* [AIM]: Your task is to reproduce, verbatim and without pictures, the lines from the opening of the listing through the line containing "const growthName = '增长率';".

--- start RECORDED INFORMATION ---

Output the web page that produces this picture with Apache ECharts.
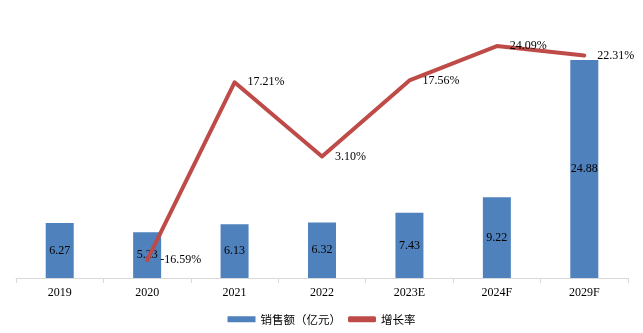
<!DOCTYPE html>
<html>
<head>
<meta charset="utf-8">
<script src="https://cdn.jsdelivr.net/npm/echarts@6/dist/echarts.min.js"></script>
<style>
  html, body { margin: 0; padding: 0; background: #fff; }
  #chart { width: 643px; height: 333px; }
</style>
</head>
<body>
<div id="chart"></div>
<script>
// Sales (100M CNY) and year-on-year growth rate
const years = ['2019', '2020', '2021', '2022', '2023E', '2024F', '2029F'];
const sales = [6.27, 5.23, 6.13, 6.32, 7.43, 9.22, 24.88];
const growth = [null, -16.59, 17.21, 3.10, 17.56, 24.09, 22.31];
const salesName = '销售额（亿元）';
const growthName = '增长率';

const serif = '"Liberation Serif", "Times New Roman", serif';
const cjk = '"Noto Sans CJK SC", sans-serif';

const chart = echarts.init(document.getElementById('chart'), null, { renderer: 'canvas' });
chart.setOption({
  animation: false,
  backgroundColor: '#ffffff',
  grid: { left: 16, right: 15, top: 15, bottom: 55 },
  legend: {
    bottom: 3,
    left: 'center',
    itemGap: 7,
    itemWidth: 28,
    itemHeight: 6,
    textStyle: { fontFamily: cjk, fontSize: 11.5, color: '#000' },
    data: [
      { name: salesName, icon: 'rect' },
      { name: growthName, icon: 'roundRect', itemStyle: { color: '#be4b48' } }
    ]
  },
  xAxis: {
    type: 'category',
    data: years,
    axisLine: { lineStyle: { color: '#d9d9d9', width: 1 } },
    axisTick: { show: true, length: 5, lineStyle: { color: '#d9d9d9' } },
    axisLabel: { fontFamily: serif, fontSize: 12, color: '#000', margin: 9 }
  },
  yAxis: [
    { type: 'value', min: 0, max: 30, show: false, splitLine: { show: false } },
    { type: 'value', min: -20, max: 30, show: false, splitLine: { show: false } }
  ],
  series: [
    {
      name: salesName,
      type: 'bar',
      data: sales,
      barWidth: 28,
      yAxisIndex: 0,
      itemStyle: { color: '#4f81bd' },
      label: {
        show: true,
        position: 'inside',
        fontFamily: serif,
        fontSize: 12,
        color: '#000'
      }
    },
    {
      name: growthName,
      type: 'line',
      data: growth,
      yAxisIndex: 1,
      symbol: 'circle',
      symbolSize: 2,
      showSymbol: true,
      z: 3,
      lineStyle: { color: '#be4b48', width: 4, join: 'round', cap: 'round' },
      itemStyle: { color: '#be4b48' },
      label: {
        show: true,
        position: 'right',
        distance: 12,
        fontFamily: serif,
        fontSize: 12,
        color: '#000',
        formatter: p => p.value.toFixed(2) + '%'
      }
    }
  ]
});
</script>
</body>
</html>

--- end RECORDED INFORMATION ---

* [OUTPUT OF THE EXERCISE]:
Output the web page that produces this picture with Apache ECharts.
<!DOCTYPE html>
<html>
<head>
<meta charset="utf-8">
<script src="https://cdn.jsdelivr.net/npm/echarts@6/dist/echarts.min.js"></script>
<style>
  html, body { margin: 0; padding: 0; background: #fff; }
  #chart { width: 643px; height: 333px; }
</style>
</head>
<body>
<div id="chart"></div>
<script>
// Sales (100M CNY) and year-on-year growth rate
const years = ['2019', '2020', '2021', '2022', '2023E', '2024F', '2029F'];
const sales = [6.27, 5.23, 6.13, 6.32, 7.43, 9.22, 24.88];
const growth = [null, -16.59, 17.21, 3.10, 17.56, 24.09, 22.31];
const salesName = '销售额（亿元）';
const growthName = '增长率';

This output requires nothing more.